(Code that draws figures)
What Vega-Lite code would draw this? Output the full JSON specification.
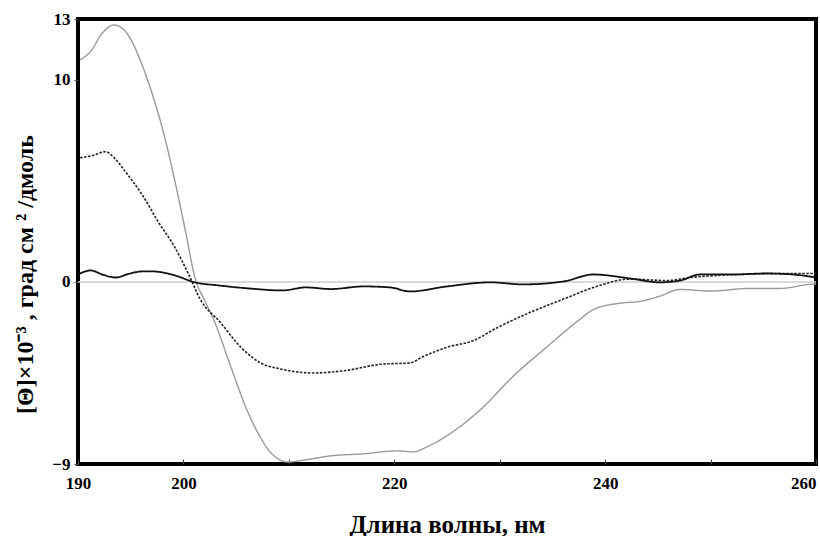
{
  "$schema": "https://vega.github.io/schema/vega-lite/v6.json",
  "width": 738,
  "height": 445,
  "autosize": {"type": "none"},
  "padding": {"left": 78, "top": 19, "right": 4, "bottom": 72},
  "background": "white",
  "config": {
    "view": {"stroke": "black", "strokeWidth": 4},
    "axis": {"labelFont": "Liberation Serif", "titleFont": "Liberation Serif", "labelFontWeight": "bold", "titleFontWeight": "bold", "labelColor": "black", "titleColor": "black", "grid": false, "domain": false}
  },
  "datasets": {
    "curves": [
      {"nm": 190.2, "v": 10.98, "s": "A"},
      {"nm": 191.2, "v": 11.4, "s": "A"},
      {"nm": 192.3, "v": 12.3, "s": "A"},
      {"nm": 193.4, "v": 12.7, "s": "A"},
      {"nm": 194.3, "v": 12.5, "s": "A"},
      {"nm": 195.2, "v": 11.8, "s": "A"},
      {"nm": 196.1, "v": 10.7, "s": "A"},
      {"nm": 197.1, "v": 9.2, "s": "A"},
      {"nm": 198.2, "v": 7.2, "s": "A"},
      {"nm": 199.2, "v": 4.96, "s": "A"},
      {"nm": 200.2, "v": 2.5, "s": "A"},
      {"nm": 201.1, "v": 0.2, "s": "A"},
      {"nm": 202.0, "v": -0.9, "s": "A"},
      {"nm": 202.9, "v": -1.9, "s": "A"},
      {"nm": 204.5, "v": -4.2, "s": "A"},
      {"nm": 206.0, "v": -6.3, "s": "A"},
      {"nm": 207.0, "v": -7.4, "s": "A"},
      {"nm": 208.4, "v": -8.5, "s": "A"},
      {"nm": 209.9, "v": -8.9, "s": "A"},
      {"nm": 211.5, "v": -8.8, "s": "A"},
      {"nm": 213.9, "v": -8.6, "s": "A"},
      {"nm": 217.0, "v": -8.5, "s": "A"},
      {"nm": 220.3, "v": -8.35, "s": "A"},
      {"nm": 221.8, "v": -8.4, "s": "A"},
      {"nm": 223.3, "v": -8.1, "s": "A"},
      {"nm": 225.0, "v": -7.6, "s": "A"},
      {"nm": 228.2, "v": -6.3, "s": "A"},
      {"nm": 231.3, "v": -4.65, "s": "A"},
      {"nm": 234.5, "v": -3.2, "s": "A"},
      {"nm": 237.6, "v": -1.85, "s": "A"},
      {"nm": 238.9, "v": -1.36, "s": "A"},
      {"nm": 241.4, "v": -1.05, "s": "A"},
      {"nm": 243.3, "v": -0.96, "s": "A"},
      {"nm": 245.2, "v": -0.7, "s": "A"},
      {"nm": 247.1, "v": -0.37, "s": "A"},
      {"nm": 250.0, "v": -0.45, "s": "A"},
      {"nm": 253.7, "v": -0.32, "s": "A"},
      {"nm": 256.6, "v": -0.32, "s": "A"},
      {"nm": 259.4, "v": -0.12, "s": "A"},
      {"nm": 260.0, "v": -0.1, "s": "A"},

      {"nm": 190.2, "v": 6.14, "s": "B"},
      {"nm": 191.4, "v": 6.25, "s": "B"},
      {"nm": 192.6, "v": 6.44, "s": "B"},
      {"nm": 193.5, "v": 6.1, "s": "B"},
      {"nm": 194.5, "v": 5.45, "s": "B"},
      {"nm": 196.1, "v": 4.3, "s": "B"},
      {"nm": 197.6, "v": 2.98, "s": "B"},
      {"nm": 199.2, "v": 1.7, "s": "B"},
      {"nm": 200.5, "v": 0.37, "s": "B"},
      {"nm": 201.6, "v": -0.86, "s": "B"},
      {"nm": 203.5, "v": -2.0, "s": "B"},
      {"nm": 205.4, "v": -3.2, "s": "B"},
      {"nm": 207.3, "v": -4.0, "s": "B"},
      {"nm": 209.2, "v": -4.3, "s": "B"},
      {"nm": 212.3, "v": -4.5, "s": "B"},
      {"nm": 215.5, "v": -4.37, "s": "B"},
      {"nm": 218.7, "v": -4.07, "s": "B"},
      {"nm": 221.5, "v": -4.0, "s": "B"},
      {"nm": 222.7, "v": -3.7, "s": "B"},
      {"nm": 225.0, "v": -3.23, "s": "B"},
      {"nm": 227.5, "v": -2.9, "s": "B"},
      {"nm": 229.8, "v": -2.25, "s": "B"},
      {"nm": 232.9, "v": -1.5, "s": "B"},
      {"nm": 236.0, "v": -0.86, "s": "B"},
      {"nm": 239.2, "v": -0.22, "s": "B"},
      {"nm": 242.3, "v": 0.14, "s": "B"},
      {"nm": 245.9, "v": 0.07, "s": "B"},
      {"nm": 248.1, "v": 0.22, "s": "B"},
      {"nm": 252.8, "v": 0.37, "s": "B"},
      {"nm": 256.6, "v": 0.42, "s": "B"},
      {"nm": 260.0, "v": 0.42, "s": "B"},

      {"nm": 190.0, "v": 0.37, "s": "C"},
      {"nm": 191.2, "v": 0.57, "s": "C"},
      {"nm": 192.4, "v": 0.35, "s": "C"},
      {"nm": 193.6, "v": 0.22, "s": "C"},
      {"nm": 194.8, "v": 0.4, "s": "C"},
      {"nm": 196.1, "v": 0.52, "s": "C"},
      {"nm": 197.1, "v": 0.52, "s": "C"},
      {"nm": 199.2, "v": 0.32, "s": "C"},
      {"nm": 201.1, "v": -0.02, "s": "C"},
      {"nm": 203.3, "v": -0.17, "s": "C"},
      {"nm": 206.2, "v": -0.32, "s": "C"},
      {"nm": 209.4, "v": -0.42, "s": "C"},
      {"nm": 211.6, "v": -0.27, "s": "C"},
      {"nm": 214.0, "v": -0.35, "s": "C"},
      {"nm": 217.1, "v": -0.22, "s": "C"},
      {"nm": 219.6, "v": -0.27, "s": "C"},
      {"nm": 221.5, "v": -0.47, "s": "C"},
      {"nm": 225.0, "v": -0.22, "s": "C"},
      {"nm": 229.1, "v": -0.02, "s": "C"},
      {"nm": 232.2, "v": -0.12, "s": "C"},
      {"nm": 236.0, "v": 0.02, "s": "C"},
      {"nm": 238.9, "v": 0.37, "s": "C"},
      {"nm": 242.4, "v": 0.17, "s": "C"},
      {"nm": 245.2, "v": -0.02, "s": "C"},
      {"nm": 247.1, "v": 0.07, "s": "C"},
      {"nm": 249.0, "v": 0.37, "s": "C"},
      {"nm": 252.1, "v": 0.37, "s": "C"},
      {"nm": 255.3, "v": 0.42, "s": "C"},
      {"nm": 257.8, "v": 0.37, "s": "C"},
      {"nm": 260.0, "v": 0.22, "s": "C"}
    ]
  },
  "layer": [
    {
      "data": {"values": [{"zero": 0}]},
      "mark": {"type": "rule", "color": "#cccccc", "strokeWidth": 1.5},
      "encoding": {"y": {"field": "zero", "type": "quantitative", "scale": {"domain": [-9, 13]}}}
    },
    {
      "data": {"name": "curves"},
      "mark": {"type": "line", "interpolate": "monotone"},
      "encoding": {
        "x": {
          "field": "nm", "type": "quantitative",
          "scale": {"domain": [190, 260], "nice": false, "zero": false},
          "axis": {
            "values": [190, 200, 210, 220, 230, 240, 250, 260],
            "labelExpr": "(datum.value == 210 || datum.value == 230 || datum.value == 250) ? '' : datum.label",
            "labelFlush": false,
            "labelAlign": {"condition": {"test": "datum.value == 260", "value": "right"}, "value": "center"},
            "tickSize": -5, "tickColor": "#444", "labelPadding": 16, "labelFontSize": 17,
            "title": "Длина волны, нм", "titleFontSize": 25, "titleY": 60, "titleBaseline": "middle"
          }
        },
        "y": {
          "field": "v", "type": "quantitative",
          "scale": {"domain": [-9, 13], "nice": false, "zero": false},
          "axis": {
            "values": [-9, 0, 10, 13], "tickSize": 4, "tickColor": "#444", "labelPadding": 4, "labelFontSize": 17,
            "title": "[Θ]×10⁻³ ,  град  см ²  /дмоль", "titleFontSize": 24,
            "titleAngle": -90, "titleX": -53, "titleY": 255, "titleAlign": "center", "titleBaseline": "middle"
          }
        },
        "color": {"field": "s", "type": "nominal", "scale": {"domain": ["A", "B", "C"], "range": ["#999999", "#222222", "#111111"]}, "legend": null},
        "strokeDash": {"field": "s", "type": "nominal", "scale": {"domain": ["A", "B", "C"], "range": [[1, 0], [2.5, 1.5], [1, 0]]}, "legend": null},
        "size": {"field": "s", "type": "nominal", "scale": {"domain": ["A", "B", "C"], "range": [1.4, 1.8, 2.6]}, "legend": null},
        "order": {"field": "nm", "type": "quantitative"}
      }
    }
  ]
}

---

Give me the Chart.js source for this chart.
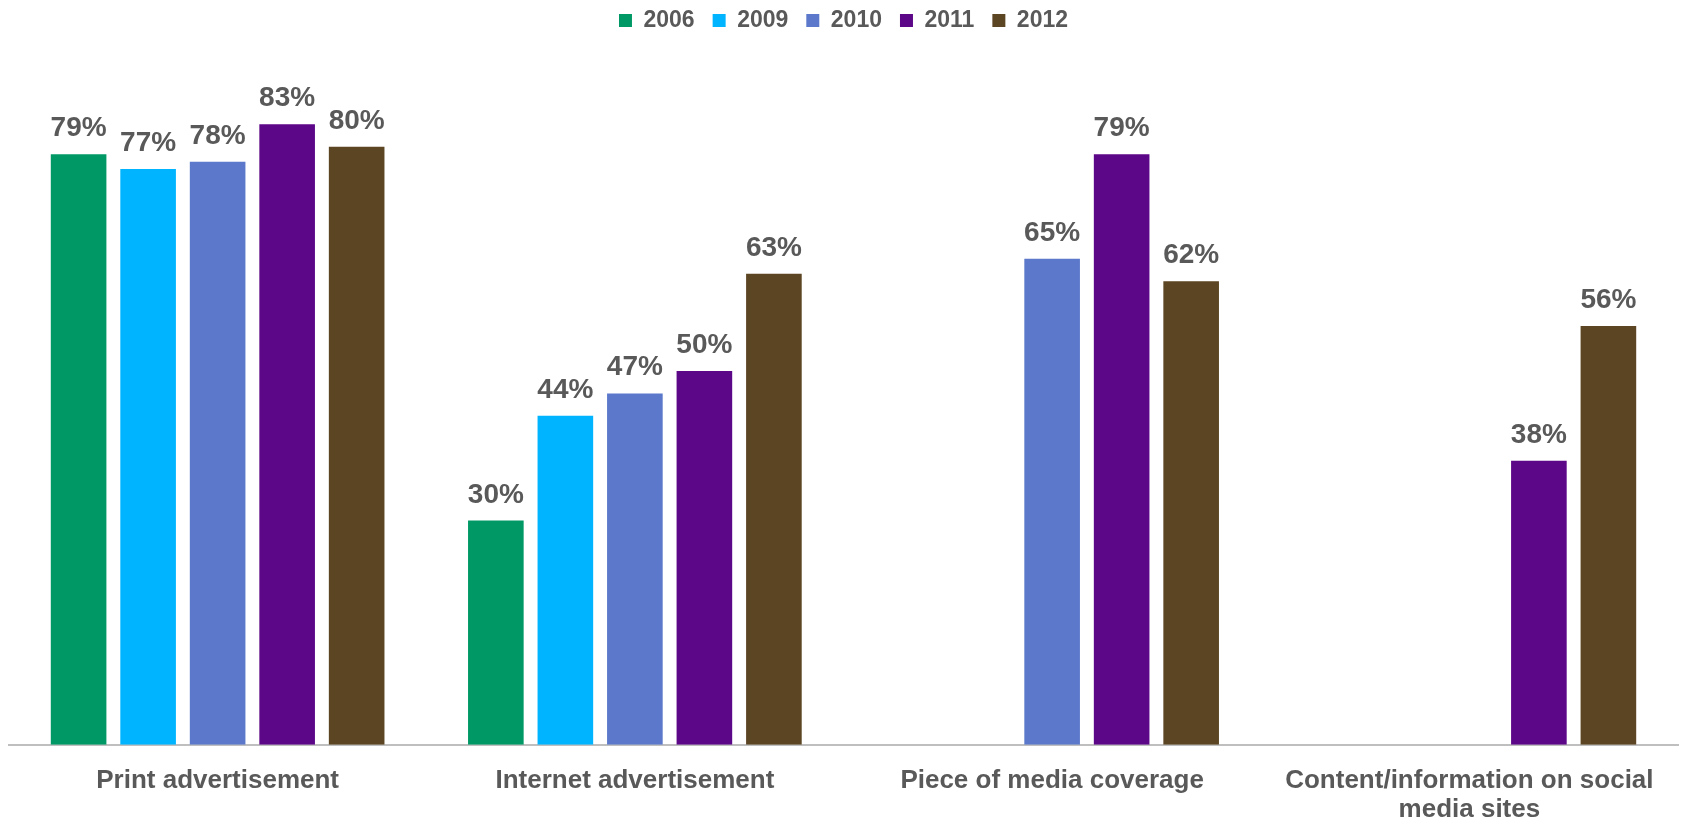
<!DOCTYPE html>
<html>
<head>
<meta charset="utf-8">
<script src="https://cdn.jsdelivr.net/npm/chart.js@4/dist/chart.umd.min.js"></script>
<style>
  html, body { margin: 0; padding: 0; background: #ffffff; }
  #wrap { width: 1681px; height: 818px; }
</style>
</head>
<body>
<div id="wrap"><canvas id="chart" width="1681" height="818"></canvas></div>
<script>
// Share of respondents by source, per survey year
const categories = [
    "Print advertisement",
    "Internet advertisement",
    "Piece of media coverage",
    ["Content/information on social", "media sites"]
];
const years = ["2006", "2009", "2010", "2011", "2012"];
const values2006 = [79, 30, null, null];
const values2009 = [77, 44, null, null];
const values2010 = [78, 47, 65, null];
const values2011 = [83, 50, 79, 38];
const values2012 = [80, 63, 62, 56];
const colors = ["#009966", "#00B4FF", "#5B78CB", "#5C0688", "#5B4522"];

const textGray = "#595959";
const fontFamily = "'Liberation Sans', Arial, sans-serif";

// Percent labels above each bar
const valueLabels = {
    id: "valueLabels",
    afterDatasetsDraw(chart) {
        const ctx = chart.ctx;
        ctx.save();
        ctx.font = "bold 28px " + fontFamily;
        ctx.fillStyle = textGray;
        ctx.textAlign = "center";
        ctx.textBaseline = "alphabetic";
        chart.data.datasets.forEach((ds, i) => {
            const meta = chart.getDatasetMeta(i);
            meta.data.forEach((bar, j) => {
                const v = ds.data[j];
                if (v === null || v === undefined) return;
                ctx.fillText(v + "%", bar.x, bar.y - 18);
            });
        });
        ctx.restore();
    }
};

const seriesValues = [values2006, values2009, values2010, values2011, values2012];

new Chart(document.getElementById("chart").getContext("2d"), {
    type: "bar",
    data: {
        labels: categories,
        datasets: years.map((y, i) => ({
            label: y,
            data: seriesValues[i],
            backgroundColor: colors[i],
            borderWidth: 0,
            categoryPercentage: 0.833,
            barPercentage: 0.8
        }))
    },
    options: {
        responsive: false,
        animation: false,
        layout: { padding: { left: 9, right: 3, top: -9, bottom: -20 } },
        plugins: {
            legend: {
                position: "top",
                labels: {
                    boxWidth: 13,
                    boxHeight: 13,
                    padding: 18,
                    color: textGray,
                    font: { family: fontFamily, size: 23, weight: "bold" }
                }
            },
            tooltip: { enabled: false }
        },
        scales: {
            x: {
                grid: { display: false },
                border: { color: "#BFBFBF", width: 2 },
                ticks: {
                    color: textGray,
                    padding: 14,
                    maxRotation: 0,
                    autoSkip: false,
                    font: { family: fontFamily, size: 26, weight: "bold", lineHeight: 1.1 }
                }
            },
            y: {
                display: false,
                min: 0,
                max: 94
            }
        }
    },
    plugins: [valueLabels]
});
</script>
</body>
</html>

==

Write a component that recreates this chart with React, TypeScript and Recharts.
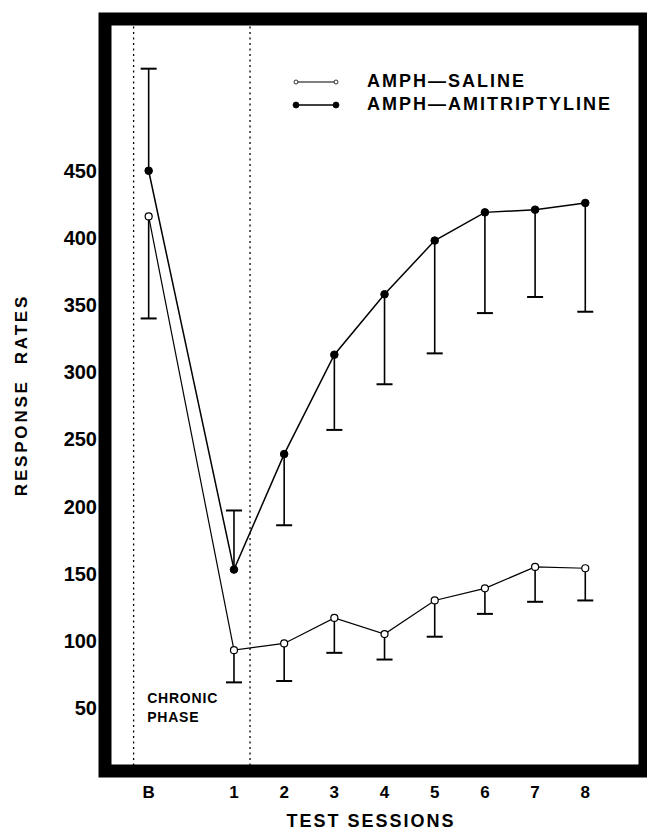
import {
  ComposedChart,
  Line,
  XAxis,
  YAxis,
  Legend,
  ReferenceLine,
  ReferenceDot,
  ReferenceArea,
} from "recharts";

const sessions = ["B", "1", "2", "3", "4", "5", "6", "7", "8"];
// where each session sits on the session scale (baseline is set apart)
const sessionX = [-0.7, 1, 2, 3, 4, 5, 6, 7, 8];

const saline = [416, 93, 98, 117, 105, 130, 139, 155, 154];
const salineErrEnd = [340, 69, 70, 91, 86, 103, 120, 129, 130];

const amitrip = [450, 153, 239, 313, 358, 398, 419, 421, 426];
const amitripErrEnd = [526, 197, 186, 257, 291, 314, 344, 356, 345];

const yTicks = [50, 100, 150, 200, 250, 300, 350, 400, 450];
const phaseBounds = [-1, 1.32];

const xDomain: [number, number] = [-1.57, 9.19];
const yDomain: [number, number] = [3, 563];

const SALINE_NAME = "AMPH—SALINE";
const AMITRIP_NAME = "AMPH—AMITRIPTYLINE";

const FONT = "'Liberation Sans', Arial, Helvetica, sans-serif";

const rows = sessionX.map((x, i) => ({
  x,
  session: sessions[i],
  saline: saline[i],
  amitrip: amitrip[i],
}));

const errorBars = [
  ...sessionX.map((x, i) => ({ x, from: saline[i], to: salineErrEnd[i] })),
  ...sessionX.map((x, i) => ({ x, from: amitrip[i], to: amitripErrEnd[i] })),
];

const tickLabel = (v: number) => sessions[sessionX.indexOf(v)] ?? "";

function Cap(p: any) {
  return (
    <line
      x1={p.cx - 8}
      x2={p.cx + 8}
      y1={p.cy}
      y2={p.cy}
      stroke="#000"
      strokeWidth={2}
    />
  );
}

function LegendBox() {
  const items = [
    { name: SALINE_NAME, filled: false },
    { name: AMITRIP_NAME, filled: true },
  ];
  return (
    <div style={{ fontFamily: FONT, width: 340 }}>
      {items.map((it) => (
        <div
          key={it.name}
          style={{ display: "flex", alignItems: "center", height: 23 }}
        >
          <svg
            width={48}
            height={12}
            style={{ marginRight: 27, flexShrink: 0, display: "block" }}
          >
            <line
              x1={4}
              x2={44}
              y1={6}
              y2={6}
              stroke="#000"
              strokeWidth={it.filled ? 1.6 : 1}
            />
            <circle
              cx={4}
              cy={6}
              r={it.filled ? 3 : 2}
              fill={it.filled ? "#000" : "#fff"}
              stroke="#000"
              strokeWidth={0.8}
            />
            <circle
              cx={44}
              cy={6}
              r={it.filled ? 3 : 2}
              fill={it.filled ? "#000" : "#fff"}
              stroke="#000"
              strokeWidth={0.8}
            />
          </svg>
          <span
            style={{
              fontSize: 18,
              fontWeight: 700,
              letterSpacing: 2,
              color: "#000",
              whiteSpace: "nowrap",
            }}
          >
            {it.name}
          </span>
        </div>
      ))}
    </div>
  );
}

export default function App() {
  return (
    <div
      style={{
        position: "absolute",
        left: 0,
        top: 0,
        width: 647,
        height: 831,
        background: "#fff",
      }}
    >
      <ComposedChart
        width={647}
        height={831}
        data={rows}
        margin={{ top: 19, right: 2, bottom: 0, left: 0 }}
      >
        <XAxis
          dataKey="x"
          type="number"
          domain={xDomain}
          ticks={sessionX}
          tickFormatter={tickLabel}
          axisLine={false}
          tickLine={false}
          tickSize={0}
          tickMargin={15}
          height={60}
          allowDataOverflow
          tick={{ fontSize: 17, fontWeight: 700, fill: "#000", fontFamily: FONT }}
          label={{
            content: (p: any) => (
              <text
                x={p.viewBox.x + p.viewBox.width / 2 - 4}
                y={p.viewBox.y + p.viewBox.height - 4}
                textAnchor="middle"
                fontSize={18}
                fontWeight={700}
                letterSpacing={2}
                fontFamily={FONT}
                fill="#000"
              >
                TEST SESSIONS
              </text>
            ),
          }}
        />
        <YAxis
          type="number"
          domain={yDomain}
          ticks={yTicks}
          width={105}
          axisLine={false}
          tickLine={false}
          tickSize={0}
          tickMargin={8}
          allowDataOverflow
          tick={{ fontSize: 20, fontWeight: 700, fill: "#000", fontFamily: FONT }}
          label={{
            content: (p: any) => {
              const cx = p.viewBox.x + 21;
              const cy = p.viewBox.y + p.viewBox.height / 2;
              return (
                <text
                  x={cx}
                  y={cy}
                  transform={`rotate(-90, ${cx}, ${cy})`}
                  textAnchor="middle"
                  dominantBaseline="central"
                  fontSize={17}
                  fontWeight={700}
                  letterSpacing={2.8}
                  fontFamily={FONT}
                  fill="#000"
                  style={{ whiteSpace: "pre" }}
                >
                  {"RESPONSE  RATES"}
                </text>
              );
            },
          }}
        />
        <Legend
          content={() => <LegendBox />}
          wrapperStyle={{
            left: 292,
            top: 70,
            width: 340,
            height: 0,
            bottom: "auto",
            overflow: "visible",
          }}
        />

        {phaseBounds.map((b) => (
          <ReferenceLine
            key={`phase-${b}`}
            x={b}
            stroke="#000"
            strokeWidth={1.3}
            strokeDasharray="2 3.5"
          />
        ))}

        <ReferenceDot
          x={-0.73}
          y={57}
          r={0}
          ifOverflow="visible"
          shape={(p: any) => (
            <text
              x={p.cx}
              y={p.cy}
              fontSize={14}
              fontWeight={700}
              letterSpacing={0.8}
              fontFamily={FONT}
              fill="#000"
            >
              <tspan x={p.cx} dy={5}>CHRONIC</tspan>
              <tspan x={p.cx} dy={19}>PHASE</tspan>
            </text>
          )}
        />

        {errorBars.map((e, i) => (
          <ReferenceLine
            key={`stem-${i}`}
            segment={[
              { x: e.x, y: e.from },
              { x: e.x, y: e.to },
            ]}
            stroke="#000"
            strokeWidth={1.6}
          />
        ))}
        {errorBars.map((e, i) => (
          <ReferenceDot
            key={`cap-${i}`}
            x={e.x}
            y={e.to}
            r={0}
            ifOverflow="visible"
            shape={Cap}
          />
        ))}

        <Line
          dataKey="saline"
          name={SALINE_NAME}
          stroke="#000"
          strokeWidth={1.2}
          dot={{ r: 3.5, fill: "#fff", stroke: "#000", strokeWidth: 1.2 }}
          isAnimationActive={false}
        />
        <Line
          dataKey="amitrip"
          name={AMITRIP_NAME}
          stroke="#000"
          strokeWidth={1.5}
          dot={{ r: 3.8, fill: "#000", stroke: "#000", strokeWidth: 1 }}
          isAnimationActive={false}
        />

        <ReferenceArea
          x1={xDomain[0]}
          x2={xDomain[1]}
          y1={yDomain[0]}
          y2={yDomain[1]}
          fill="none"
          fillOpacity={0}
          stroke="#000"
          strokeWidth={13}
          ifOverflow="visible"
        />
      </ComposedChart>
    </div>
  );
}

= Set exercise =
The required answer is a single number: the count of lines in the entries that hold the string "this".

= Solution =
3